Prompt
Write out the entire listing below exactly as it appears, minus any pictures.

Supplied information

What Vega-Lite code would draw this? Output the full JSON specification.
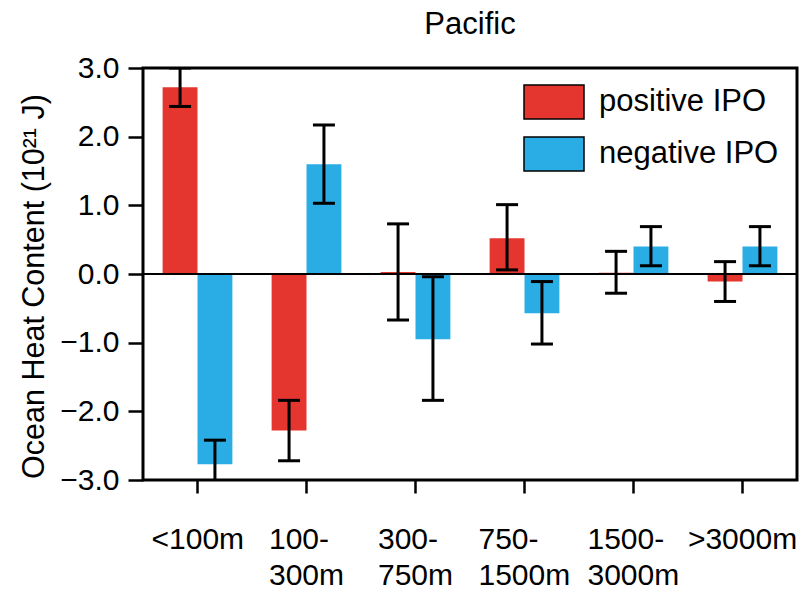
{
  "$schema": "https://vega.github.io/schema/vega-lite/v6.json",
  "width": 654,
  "height": 412,
  "autosize": {"type": "none"},
  "padding": {"left": 143, "top": 68, "right": 15, "bottom": 110},
  "background": "white",
  "title": {"text": "Pacific", "fontSize": 31, "font": "Liberation Sans", "fontWeight": "normal", "anchor": "middle", "baseline": "alphabetic", "offset": 24, "dy": 36, "color": "black"},
  "config": {
    "view": {"stroke": "black", "strokeWidth": 3},
    "font": "Liberation Sans"
  },
  "data": {
    "values": [
      {"depth": "<100m", "phase": "positive IPO", "value": 2.72, "lo": 2.44, "hi": 3.0},
      {"depth": "<100m", "phase": "negative IPO", "value": -2.77, "lo": -3.12, "hi": -2.42},
      {"depth": "100-300m", "phase": "positive IPO", "value": -2.28, "lo": -2.72, "hi": -1.84},
      {"depth": "100-300m", "phase": "negative IPO", "value": 1.6, "lo": 1.03, "hi": 2.17},
      {"depth": "300-750m", "phase": "positive IPO", "value": 0.03, "lo": -0.67, "hi": 0.73},
      {"depth": "300-750m", "phase": "negative IPO", "value": -0.95, "lo": -1.84, "hi": -0.04},
      {"depth": "750-1500m", "phase": "positive IPO", "value": 0.52, "lo": 0.06, "hi": 1.01},
      {"depth": "750-1500m", "phase": "negative IPO", "value": -0.57, "lo": -1.02, "hi": -0.11},
      {"depth": "1500-3000m", "phase": "positive IPO", "value": 0.02, "lo": -0.28, "hi": 0.33},
      {"depth": "1500-3000m", "phase": "negative IPO", "value": 0.4, "lo": 0.12, "hi": 0.69},
      {"depth": ">3000m", "phase": "positive IPO", "value": -0.11, "lo": -0.4, "hi": 0.18},
      {"depth": ">3000m", "phase": "negative IPO", "value": 0.4, "lo": 0.12, "hi": 0.69}
    ]
  },
  "layer": [
    {
      "mark": {"type": "bar", "clip": true},
      "encoding": {
        "x": {
          "field": "depth", "type": "nominal",
          "sort": ["<100m", "100-300m", "300-750m", "750-1500m", "1500-3000m", ">3000m"],
          "scale": {"paddingInner": 0.36, "paddingOuter": 0.18},
          "axis": {
            "orient": "bottom",
            "title": null, "domain": false, "grid": false, "labelAngle": 0,
            "tickSize": 13, "tickWidth": 2.5, "tickColor": "black",
            "labelFontSize": 30, "labelColor": "black", "labelFont": "Liberation Sans",
            "labelBaseline": "alphabetic", "labelPadding": 55, "labelLineHeight": 36,
            "labelAlign": "left", "labelOverlap": false, "labelLimit": 300,
            "labelOffset": {
              "condition": [
                {"test": "datum.value == '<100m'", "value": -46},
                {"test": "datum.value == '100-300m'", "value": -37.5},
                {"test": "datum.value == '300-750m'", "value": -37.5},
                {"test": "datum.value == '750-1500m'", "value": -46},
                {"test": "datum.value == '1500-3000m'", "value": -46}
              ],
              "value": -54.6
            },
            "labelExpr": "datum.value == '100-300m' ? ['100-', '300m'] : datum.value == '300-750m' ? ['300-', '750m'] : datum.value == '750-1500m' ? ['750-', '1500m'] : datum.value == '1500-3000m' ? ['1500-', '3000m'] : datum.label"
          }
        },
        "xOffset": {"field": "phase", "type": "nominal", "scale": {"domain": ["positive IPO", "negative IPO"], "paddingInner": 0, "paddingOuter": 0}},
        "y": {
          "field": "value", "type": "quantitative",
          "scale": {"domain": [-3, 3], "nice": false, "zero": false},
          "axis": {
            "orient": "left",
            "title": "Ocean Heat Content (10²¹ J)",
            "titleFontSize": 30.5, "titleFont": "Liberation Sans", "titleFontWeight": "normal", "titleColor": "black",
            "titleAngle": -90, "titleX": -100, "titleY": 218, "titleAlign": "center", "titleBaseline": "alphabetic",
            "values": [-3, -2, -1, 0, 1, 2, 3],
            "format": ".1f",
            "grid": false, "domain": false, "ticks": true,
            "tickSize": 15, "tickWidth": 2.5, "tickColor": "black", "tickOpacity": 1,
            "labelFontSize": 30, "labelColor": "black", "labelFont": "Liberation Sans", "labelPadding": 9
          }
        },
        "color": {
          "field": "phase", "type": "nominal",
          "scale": {"domain": ["positive IPO", "negative IPO"], "range": ["#e5352f", "#2aade5"]},
          "legend": {
            "title": null, "orient": "none", "legendX": 380, "legendY": 3, "padding": 0,
            "symbolType": "M-1,-0.567H1V0.567H-1Z", "symbolSize": 3600,
            "symbolStrokeColor": "black", "symbolStrokeWidth": 1.5, "symbolOpacity": 1,
            "labelFontSize": 31, "labelFont": "Liberation Sans", "labelColor": "black", "labelLimit": 400,
            "labelOffset": 14, "rowPadding": -6,
            "encode": {"symbols": {"update": {"stroke": {"value": "black"}, "strokeWidth": {"value": 1.5}}}}
          }
        }
      }
    },
    {
      "mark": {"type": "rule", "color": "black", "strokeWidth": 1.5},
      "encoding": {"y": {"datum": 0, "type": "quantitative"}}
    },
    {
      "mark": {"type": "rule", "color": "black", "strokeWidth": 3, "clip": true},
      "encoding": {
        "x": {"field": "depth", "type": "nominal", "sort": ["<100m", "100-300m", "300-750m", "750-1500m", "1500-3000m", ">3000m"]},
        "xOffset": {"field": "phase", "type": "nominal"},
        "y": {"field": "lo", "type": "quantitative"},
        "y2": {"field": "hi"}
      }
    },
    {
      "mark": {"type": "tick", "color": "black", "thickness": 3, "size": 22, "clip": true, "opacity": 1},
      "encoding": {
        "x": {"field": "depth", "type": "nominal", "sort": ["<100m", "100-300m", "300-750m", "750-1500m", "1500-3000m", ">3000m"]},
        "xOffset": {"field": "phase", "type": "nominal"},
        "y": {"field": "lo", "type": "quantitative"}
      }
    },
    {
      "mark": {"type": "tick", "color": "black", "thickness": 3, "size": 22, "clip": true, "opacity": 1},
      "encoding": {
        "x": {"field": "depth", "type": "nominal", "sort": ["<100m", "100-300m", "300-750m", "750-1500m", "1500-3000m", ">3000m"]},
        "xOffset": {"field": "phase", "type": "nominal"},
        "y": {"field": "hi", "type": "quantitative"}
      }
    }
  ]
}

The answer
What Vega-Lite code would draw this? Output the full JSON specification.
{
  "$schema": "https://vega.github.io/schema/vega-lite/v6.json",
  "width": 654,
  "height": 412,
  "autosize": {"type": "none"},
  "padding": {"left": 143, "top": 68, "right": 15, "bottom": 110},
  "background": "white",
  "title": {"text": "Pacific", "fontSize": 31, "font": "Liberation Sans", "fontWeight": "normal", "anchor": "middle", "baseline": "alphabetic", "offset": 24, "dy": 36, "color": "black"},
  "config": {
    "view": {"stroke": "black", "strokeWidth": 3},
    "font": "Liberation Sans"
  },
  "data": {
    "values": [
      {"depth": "<100m", "phase": "positive IPO", "value": 2.72, "lo": 2.44, "hi": 3.0},
      {"depth": "<100m", "phase": "negative IPO", "value": -2.77, "lo": -3.12, "hi": -2.42},
      {"depth": "100-300m", "phase": "positive IPO", "value": -2.28, "lo": -2.72, "hi": -1.84},
      {"depth": "100-300m", "phase": "negative IPO", "value": 1.6, "lo": 1.03, "hi": 2.17},
      {"depth": "300-750m", "phase": "positive IPO", "value": 0.03, "lo": -0.67, "hi": 0.73},
      {"depth": "300-750m", "phase": "negative IPO", "value": -0.95, "lo": -1.84, "hi": -0.04},
      {"depth": "750-1500m", "phase": "positive IPO", "value": 0.52, "lo": 0.06, "hi": 1.01},
      {"depth": "750-1500m", "phase": "negative IPO", "value": -0.57, "lo": -1.02, "hi": -0.11},
      {"depth": "1500-3000m", "phase": "positive IPO", "value": 0.02, "lo": -0.28, "hi": 0.33},
      {"depth": "1500-3000m", "phase": "negative IPO", "value": 0.4, "lo": 0.12, "hi": 0.69},
      {"depth": ">3000m", "phase": "positive IPO", "value": -0.11, "lo": -0.4, "hi": 0.18},
      {"depth": ">3000m", "phase": "negative IPO", "value": 0.4, "lo": 0.12, "hi": 0.69}
    ]
  },
  "layer": [
    {
      "mark": {"type": "bar", "clip": true},
      "encoding": {
        "x": {
          "field": "depth", "type": "nominal",
          "sort": ["<100m", "100-300m", "300-750m", "750-1500m", "1500-3000m", ">3000m"],
          "scale": {"paddingInner": 0.36, "paddingOuter": 0.18},
          "axis": {
            "orient": "bottom",
            "title": null, "domain": false, "grid": false, "labelAngle": 0,
            "tickSize": 13, "tickWidth": 2.5, "tickColor": "black",
            "labelFontSize": 30, "labelColor": "black", "labelFont": "Liberation Sans",
            "labelBaseline": "alphabetic", "labelPadding": 55, "labelLineHeight": 36,
            "labelAlign": "left", "labelOverlap": false, "labelLimit": 300,
            "labelOffset": {
              "condition": [
                {"test": "datum.value == '<100m'", "value": -46},
                {"test": "datum.value == '100-300m'", "value": -37.5},
                {"test": "datum.value == '300-750m'", "value": -37.5},
                {"test": "datum.value == '750-1500m'", "value": -46},
                {"test": "datum.value == '1500-3000m'", "value": -46}
              ],
              "value": -54.6
            },
            "labelExpr": "datum.value == '100-300m' ? ['100-', '300m'] : datum.value == '300-750m' ? ['300-', '750m'] : datum.value == '750-1500m' ? ['750-', '1500m'] : datum.value == '1500-3000m' ? ['1500-', '3000m'] : datum.label"
          }
        },
        "xOffset": {"field": "phase", "type": "nominal", "scale": {"domain": ["positive IPO", "negative IPO"], "paddingInner": 0, "paddingOuter": 0}},
        "y": {
          "field": "value", "type": "quantitative",
          "scale": {"domain": [-3, 3], "nice": false, "zero": false},
          "axis": {
            "orient": "left",
            "title": "Ocean Heat Content (10²¹ J)",
            "titleFontSize": 30.5, "titleFont": "Liberation Sans", "titleFontWeight": "normal", "titleColor": "black",
            "titleAngle": -90, "titleX": -100, "titleY": 218, "titleAlign": "center", "titleBaseline": "alphabetic",
            "values": [-3, -2, -1, 0, 1, 2, 3],
            "format": ".1f",
            "grid": false, "domain": false, "ticks": true,
            "tickSize": 15, "tickWidth": 2.5, "tickColor": "black", "tickOpacity": 1,
            "labelFontSize": 30, "labelColor": "black", "labelFont": "Liberation Sans", "labelPadding": 9
          }
        },
        "color": {
          "field": "phase", "type": "nominal",
          "scale": {"domain": ["positive IPO", "negative IPO"], "range": ["#e5352f", "#2aade5"]},
          "legend": {
            "title": null, "orient": "none", "legendX": 380, "legendY": 3, "padding": 0,
            "symbolType": "M-1,-0.567H1V0.567H-1Z", "symbolSize": 3600,
            "symbolStrokeColor": "black", "symbolStrokeWidth": 1.5, "symbolOpacity": 1,
            "labelFontSize": 31, "labelFont": "Liberation Sans", "labelColor": "black", "labelLimit": 400,
            "labelOffset": 14, "rowPadding": -6,
            "encode": {"symbols": {"update": {"stroke": {"value": "black"}, "strokeWidth": {"value": 1.5}}}}
          }
        }
      }
    },
    {
      "mark": {"type": "rule", "color": "black", "strokeWidth": 1.5},
      "encoding": {"y": {"datum": 0, "type": "quantitative"}}
    },
    {
      "mark": {"type": "rule", "color": "black", "strokeWidth": 3, "clip": true},
      "encoding": {
        "x": {"field": "depth", "type": "nominal", "sort": ["<100m", "100-300m", "300-750m", "750-1500m", "1500-3000m", ">3000m"]},
        "xOffset": {"field": "phase", "type": "nominal"},
        "y": {"field": "lo", "type": "quantitative"},
        "y2": {"field": "hi"}
      }
    },
    {
      "mark": {"type": "tick", "color": "black", "thickness": 3, "size": 22, "clip": true, "opacity": 1},
      "encoding": {
        "x": {"field": "depth", "type": "nominal", "sort": ["<100m", "100-300m", "300-750m", "750-1500m", "1500-3000m", ">3000m"]},
        "xOffset": {"field": "phase", "type": "nominal"},
        "y": {"field": "lo", "type": "quantitative"}
      }
    },
    {
      "mark": {"type": "tick", "color": "black", "thickness": 3, "size": 22, "clip": true, "opacity": 1},
      "encoding": {
        "x": {"field": "depth", "type": "nominal", "sort": ["<100m", "100-300m", "300-750m", "750-1500m", "1500-3000m", ">3000m"]},
        "xOffset": {"field": "phase", "type": "nominal"},
        "y": {"field": "hi", "type": "quantitative"}
      }
    }
  ]
}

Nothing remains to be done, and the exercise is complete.